Crowning Glory: He always wears sunglasses, leading me to believe that he
has no eyes.
#3
Glenn Quinn
Chirpy Irishman Glenn plays the part of Doyle in Buffy spin-off Angel. Like
all Irish people, he enjoys a good drink and is fun and wacky. Killed off
about halfway through the series, Glenn never got the chance to fulfil his
potential as the ultimate cult hero, playing a stereotypical Irish bloke
(who just happens to be half-demon) in a show full of Americans. Crowing
Glory: When he transforms into his demon persona, and becomes green and spotty.
#2
Seth Green
There are those who believe that Seth Green is God, these people are almost
certainly right. Seth, who plays Oz in Buffy and Scott Evil in Austin Powers,
has the power to hold people in his magical grasp as he sits quietly and
then delivers his line perfectly. His rare pieces of script in Buffy are
always, always brilliant. He also has the power to turn his hair into a variety
of colours - blue, red, black, brown. His dry humour and wit make him too
good to live on a planet where the likes of Quayle, Remde and Colin live.

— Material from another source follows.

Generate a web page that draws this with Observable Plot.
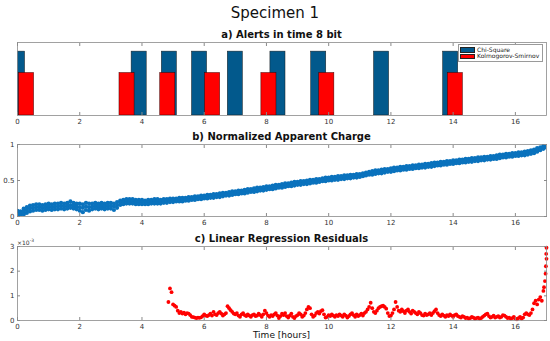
<!DOCTYPE html>
<html><head><meta charset="utf-8">
<script src="https://cdn.jsdelivr.net/npm/d3@7"></script>
<script src="https://cdn.jsdelivr.net/npm/@observablehq/plot@0.6"></script>
<style>
body{margin:0;background:#fff;font-family:"DejaVu Sans",sans-serif;}
#wrap{position:relative;width:550px;height:341px;overflow:hidden;background:#fff;}
.t{position:absolute;white-space:nowrap;color:#111;line-height:1;}
.ttl{font-weight:bold;font-size:10px;transform:translateX(-50%);}
svg{position:absolute;left:0;}
.leg{position:absolute;left:458px;top:44px;width:83px;height:16px;border:1px solid #9a9a9a;background:#fff;font-size:6px;color:#222;}
.row{position:absolute;left:1px;height:6px;}
.sw{position:absolute;left:0;top:0;width:15px;height:5.5px;border:0.5px solid #222;box-sizing:border-box;}
.lt{position:absolute;left:17px;top:-0.5px;white-space:nowrap;line-height:6px;}
</style></head><body><div id="wrap"></div>
<script>
// ---------- data ----------
const xTicks = [0, 2, 4, 6, 8, 10, 12, 14, 16];
// a) alert bars (centre time in hours)
const chiCenters = [0, 3.91, 4.88, 5.85, 7.0, 8.37, 9.68, 11.70, 13.92];
const ksCenters = [0.29, 3.52, 4.83, 6.27, 8.08, 9.94, 14.07];
const chiLevel = 1;
const ksLevel = 0.665;
const barWidth = 0.485;
// b) normalized apparent charge: upper edge, middle and lower edge of the point cloud, every 0.1 h from 0 to 17
const chargeHi = [
0.08,0.07,0.11,0.13,0.15,0.16,0.17,0.17,0.16,0.17,
0.18,0.17,0.18,0.18,0.19,0.18,0.19,0.21,0.19,0.18,
0.18,0.17,0.19,0.18,0.18,0.19,0.18,0.19,0.18,0.19,
0.19,0.18,0.20,0.22,0.23,0.24,0.24,0.24,0.23,0.23,
0.23,0.22,0.23,0.23,0.24,0.24,0.23,0.24,0.24,0.25,
0.25,0.25,0.26,0.26,0.26,0.27,0.27,0.28,0.28,0.29,
0.29,0.30,0.30,0.31,0.31,0.32,0.33,0.33,0.34,0.35,
0.35,0.36,0.36,0.37,0.38,0.38,0.39,0.40,0.40,0.41,
0.42,0.42,0.43,0.44,0.44,0.45,0.46,0.46,0.47,0.48,
0.48,0.49,0.49,0.50,0.51,0.51,0.52,0.52,0.53,0.54,
0.54,0.55,0.55,0.56,0.56,0.57,0.57,0.58,0.58,0.59,
0.59,0.60,0.61,0.62,0.63,0.64,0.64,0.65,0.66,0.66,
0.67,0.68,0.68,0.69,0.69,0.70,0.70,0.71,0.71,0.72,
0.72,0.73,0.73,0.74,0.75,0.75,0.76,0.76,0.77,0.77,
0.78,0.78,0.79,0.79,0.80,0.80,0.81,0.81,0.82,0.82,
0.83,0.83,0.84,0.84,0.85,0.86,0.86,0.87,0.87,0.88,
0.88,0.89,0.89,0.90,0.91,0.92,0.93,0.95,0.96,0.98,
0.99];
const chargeMid = [
0.05,0.04,0.07,0.09,0.11,0.12,0.13,0.13,0.12,0.13,
0.14,0.13,0.14,0.14,0.15,0.14,0.15,0.16,0.15,0.14,
0.13,0.12,0.14,0.13,0.14,0.15,0.14,0.15,0.14,0.15,
0.15,0.14,0.16,0.19,0.20,0.21,0.21,0.21,0.20,0.20,
0.20,0.20,0.20,0.21,0.21,0.21,0.21,0.22,0.22,0.23,
0.23,0.23,0.24,0.24,0.24,0.25,0.25,0.26,0.26,0.27,
0.27,0.28,0.28,0.29,0.29,0.30,0.31,0.31,0.32,0.33,
0.33,0.34,0.34,0.35,0.36,0.36,0.37,0.38,0.38,0.39,
0.40,0.40,0.41,0.42,0.42,0.43,0.44,0.44,0.45,0.46,
0.46,0.47,0.47,0.48,0.49,0.49,0.50,0.50,0.51,0.52,
0.52,0.53,0.53,0.54,0.54,0.55,0.55,0.56,0.56,0.57,
0.57,0.58,0.59,0.60,0.61,0.62,0.62,0.63,0.64,0.64,
0.65,0.66,0.66,0.67,0.67,0.68,0.68,0.69,0.69,0.70,
0.70,0.71,0.71,0.72,0.73,0.73,0.74,0.74,0.75,0.75,
0.76,0.76,0.77,0.77,0.78,0.78,0.79,0.79,0.80,0.80,
0.81,0.81,0.82,0.82,0.83,0.84,0.84,0.85,0.85,0.86,
0.86,0.87,0.87,0.88,0.89,0.90,0.91,0.93,0.94,0.96,
0.98];
const chargeLo = [
0.02,0.00,0.03,0.05,0.07,0.08,0.09,0.09,0.08,0.09,
0.10,0.09,0.10,0.10,0.11,0.10,0.11,0.12,0.11,0.10,
0.08,0.06,0.09,0.08,0.10,0.11,0.10,0.11,0.10,0.11,
0.11,0.09,0.12,0.16,0.17,0.18,0.18,0.18,0.17,0.17,
0.17,0.17,0.17,0.18,0.18,0.18,0.18,0.19,0.19,0.20,
0.20,0.21,0.21,0.21,0.22,0.22,0.23,0.23,0.24,0.24,
0.25,0.25,0.26,0.26,0.27,0.27,0.28,0.29,0.29,0.30,
0.31,0.31,0.32,0.32,0.33,0.34,0.34,0.35,0.36,0.36,
0.37,0.38,0.38,0.39,0.40,0.40,0.41,0.42,0.42,0.43,
0.44,0.44,0.45,0.45,0.46,0.47,0.47,0.48,0.49,0.49,
0.50,0.50,0.51,0.51,0.52,0.52,0.53,0.53,0.54,0.54,
0.55,0.56,0.57,0.58,0.58,0.59,0.60,0.60,0.61,0.62,
0.62,0.63,0.64,0.64,0.65,0.65,0.66,0.66,0.67,0.67,
0.68,0.68,0.69,0.69,0.70,0.71,0.71,0.72,0.72,0.73,
0.73,0.74,0.74,0.75,0.75,0.76,0.76,0.77,0.77,0.78,
0.78,0.79,0.79,0.80,0.80,0.81,0.82,0.82,0.83,0.83,
0.84,0.84,0.85,0.85,0.86,0.87,0.88,0.90,0.92,0.94,
0.96];
const chargeStep = 0.1;
// c) linear regression residuals (x 10^-3), every 0.05 h from 4.85 h
const residStart = 4.85, residStep = 0.05;
const residE3 = [
.75,1.30,1.15,.65,.60,.55,.40,.30,.35,.28,.32,.25,.30,.28,.22,.15,.14,.12,.10,.12,
.11,.13,.18,.25,.20,.18,.22,.28,.20,.35,.25,.22,.30,.35,.28,.20,.25,.30,.58,.50,
.42,.35,.28,.25,.30,.20,.15,.25,.30,.22,.18,.25,.20,.15,.22,.25,.18,.20,.28,.22,
.15,.25,.40,.30,.20,.15,.22,.18,.25,.30,.20,.10,.18,.28,.22,.30,.18,.12,.20,.28,
.15,.10,.18,.22,.30,.25,.15,.20,.30,.45,.55,.50,.25,.15,.20,.30,.35,.28,.38,.42,
.25,.12,.15,.22,.18,.25,.20,.15,.22,.18,.25,.20,.15,.25,.20,.12,.18,.25,.30,.22,
.15,.25,.18,.22,.28,.20,.30,.35,.45,.55,.72,.50,.35,.30,.40,.50,.55,.58,.60,.55,
.48,.30,.18,.20,.30,.45,.75,.55,.40,.35,.45,.38,.30,.40,.45,.35,.28,.40,.35,.30,
.25,.35,.30,.22,.20,.28,.22,.25,.30,.22,.30,.38,.45,.30,.22,.18,.25,.20,.15,.22,
.18,.25,.20,.15,.22,.25,.18,.15,.12,.18,.15,.10,.12,.08,.10,.15,.12,.08,.10,.12,
.08,.10,.15,.20,.25,.28,.18,.12,.15,.20,.12,.15,.18,.12,.15,.22,.20,.15,.10,.12,
.08,.10,.15,.08,.05,.10,.15,.08,.12,.25,.30,.25,.22,.30,.45,.70,.80,.65,.85,.95,
.80,1.20,1.60,2.50];
const residTailT = [16.92, 16.97, 16.98, 16.99, 17.0];
const residTailV = [1.35, 1.9, 2.2, 2.7, 2.95];
const bTicks = [0, 0.5, 1];
const cTicks = [0, 1, 2, 3];

// ---------- build ----------
const wrap = document.getElementById("wrap");
const W = 550, ML = 17, MR = 4;
const style = {fontFamily: "DejaVu Sans, sans-serif", fontSize: "7px", color: "#333", background: "transparent", overflow: "visible"};
const axisStroke = "#8a8a8a";

function boxAxes(yTicks, yFmt) {
  const marks = [
    Plot.frame({stroke: axisStroke, strokeWidth: 0.8}),
    Plot.axisX(xTicks, {anchor: "bottom", tickSize: -3, tickPadding: 7, stroke: axisStroke, fill: "#333", label: null}),
    Plot.axisX(xTicks, {anchor: "top", tickSize: -3, tickFormat: () => "", stroke: axisStroke, label: null})
  ];
  if (yTicks) {
    marks.push(Plot.axisY(yTicks, {anchor: "left", tickSize: -3, tickPadding: 6, tickFormat: yFmt, stroke: axisStroke, fill: "#333", label: null}));
    marks.push(Plot.axisY(yTicks, {anchor: "right", tickSize: -3, tickFormat: () => "", stroke: axisStroke, label: null}));
  }
  return marks;
}

function place(svg, top) { svg.style.top = top + "px"; wrap.appendChild(svg); }
function text(html, cls, left, top, extra) {
  const d = document.createElement("div");
  d.className = "t " + cls; d.innerHTML = html;
  d.style.left = left + "px"; d.style.top = top + "px";
  if (extra) Object.assign(d.style, extra);
  wrap.appendChild(d); return d;
}

// Titles
text("Specimen 1", "", 275, 6, {fontSize: "15px", transform: "translateX(-50%)", color: "#111"});
text("a) Alerts in time 8 bit", "ttl", 281.5, 30);
text("b) Normalized Apparent Charge", "ttl", 281.5, 131.5);
text("c) Linear Regression Residuals", "ttl", 281.5, 233.5);

// Panel a
const pa = Plot.plot({
  width: W, height: 99, marginLeft: ML, marginRight: MR, marginTop: 12, marginBottom: 14,
  style,
  x: {domain: [0, 17]},
  y: {domain: [0, 1 / 0.875], axis: null},
  marks: [
    Plot.rectY(chiCenters, {x1: d => d - barWidth / 2, x2: d => d + barWidth / 2, y1: 0, y2: chiLevel, fill: "#02598c", stroke: "#1b1b1b", strokeWidth: 0.5, clip: true}),
    Plot.rectY(ksCenters, {x1: d => d - barWidth / 2, x2: d => d + barWidth / 2, y1: 0, y2: ksLevel, fill: "#ff0000", stroke: "#3a0000", strokeWidth: 0.5, clip: true}),
    ...boxAxes(null)
  ]
});
place(pa, 30);

// Legend for panel a
const leg = document.createElement("div");
leg.className = "leg";
leg.innerHTML = `<div class="row" style="top:2px"><div class="sw" style="background:#02598c"></div><div class="lt">Chi-Square</div></div>
<div class="row" style="top:8.5px"><div class="sw" style="background:#ff0000"></div><div class="lt">Kolmogorov-Smirnov</div></div>`;
wrap.appendChild(leg);

// Panel b
const chargePts = [];
[chargeHi, chargeMid, chargeLo].forEach(arr => arr.forEach((v, i) => chargePts.push({t: i * chargeStep, v})));
const pb = Plot.plot({
  width: W, height: 98, marginLeft: ML, marginRight: MR, marginTop: 12, marginBottom: 14,
  style,
  x: {domain: [0, 17]},
  y: {domain: [0, 1]},
  marks: [
    Plot.dot(chargePts, {x: "t", y: "v", r: 2.1, fill: "#0a72bd", stroke: null, clip: true}),
    ...boxAxes(bTicks, d => String(d))
  ]
});
place(pb, 132);

// Panel c
const residPts = residE3.map((v, i) => ({t: residStart + i * residStep, v}));
residTailT.forEach((t, i) => residPts.push({t, v: residTailV[i]}));
const pc = Plot.plot({
  width: W, height: 96, marginLeft: ML, marginRight: MR, marginTop: 12, marginBottom: 10,
  style,
  x: {domain: [0, 17]},
  y: {domain: [0, 3]},
  marks: [
    Plot.dot(residPts, {x: "t", y: "v", r: 1.9, fill: "#ff0000", stroke: null}),
    ...boxAxes(cTicks, d => String(d))
  ]
});
place(pc, 234);
text("&times;10<sup style='font-size:4.5px;vertical-align:3px'>-3</sup>", "", 17, 239, {fontSize: "6px", color: "#333"});
text("Time [hours]", "", 281.5, 331, {fontSize: "9px", transform: "translateX(-50%)", color: "#111"});
</script></body></html>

Crowning Glory: Like Homer Simpson, picking one line doesn't do justice to
him, but what about: "Ice is cool, it's water, but it's not".
#1
George Lazenby
Who George Lazenby really was we'll probably never know. Indeed very little
about him is known, I couldn't tell whether he's alive or dead. All we do
know is that he was a guy, from a Milk Tray advert, who got the role of playing
James Bond after Sean Connery retired from the role. He came in, did his
job and left, as Connery returned in the next film. He was eclipsed by the
other Bond's in terms of movies, even Timothy Dalton managed a second. However,
if there is one thing our ultimate cult-hero can take to his grave (if he
isn't already dead), it's that he will always be better than Roger Moore
- but then again most people are...... even Fraggle. Crowning Glory: His
disappearing act, no-one knows where the hell he is.